Yoshimi Masaki

Personal information
- Born: August 20, 1962 Tadaoka, Osaka, Japan
- Died: August 30, 2026 (aged 64)
- Occupation: Judoka

Sport
- Sport: Judo

Medal record
Representing Japan
Men's judo
World Championships
| Gold medal – first place | 1985 Seoul | Open |
Asian Games
| Gold medal – first place | 1986 Seoul | Open |
Asian Championships
| Gold medal – first place | 1984 Kuwait City | Open |
Universiade
| Gold medal – first place | 1985 Kobe | Open |

Profile at external databases
- JudoInside.com: 17192

= Yoshimi Masaki =

Japanese judoka (1962–2026)

Yoshimi Masaki (正木 嘉美, Masaki Yoshimi) was a Japanese judoka and a professor at Tenri University.

==Biography==
Masaki was born in Tadaoka, Osaka, Japan on August 20, 1962. He began judo during elementary school, and graduated from Tenri Highschool and Tenri University, where he was awarded as an outstanding competitor at the All-Japan Collegiate Judo Championships four times.

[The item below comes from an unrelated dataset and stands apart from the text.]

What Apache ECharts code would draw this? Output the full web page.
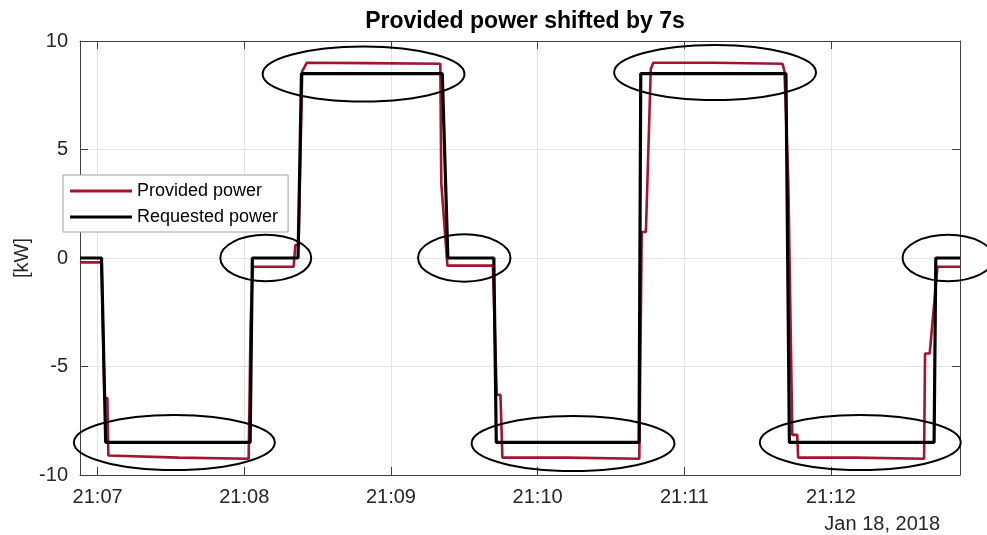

Yasuhiro Yamashita, Seigo Saito, Yasuyuki Muneta, and Yohei Takai are the only other judoka in history who received the award four times. Masaki continued to work and train at the university after graduating, but was unable to gain a spot on the Japanese national judo team as the third-string competitor behind Yasuhiro Yamashita and Hitoshi Saito. However, when Saito entered in both the +95 kg and Open weight categories of the 1985 World Judo Championships, he was severely injured in the final of the +95 kg competition, forcing him to give up his spot in the Open weight category. Masaki filled in as a last-minute replacement, and defeated Mohamed Rashwan in the final to become world champion in the Open weight category. He continued his success with consecutive wins at the All-Japan Judo Championships from 1986 to 1987, and was scheduled to enter the 1987 World Judo Championships but withdrew due to an injury (his replacement, 19-year-old Naoya Ogawa, went on to win the tournament to become the youngest world champion at the time). Though seen as the favorite to represent Japan in the Open weight category at the 1988 Summer Olympics, Masaki was defeated by Naoya Ogawa and Hitoshi Saito in qualification tournaments and did not make an appearance at the Olympics.

He continued to work for Tenri University after retiring, both as a judo instructor and a professor in sports science. He also worked as an instructor for the All-Japan Judo Federation.

Masaki died on August 30, 2026, at the age of 64.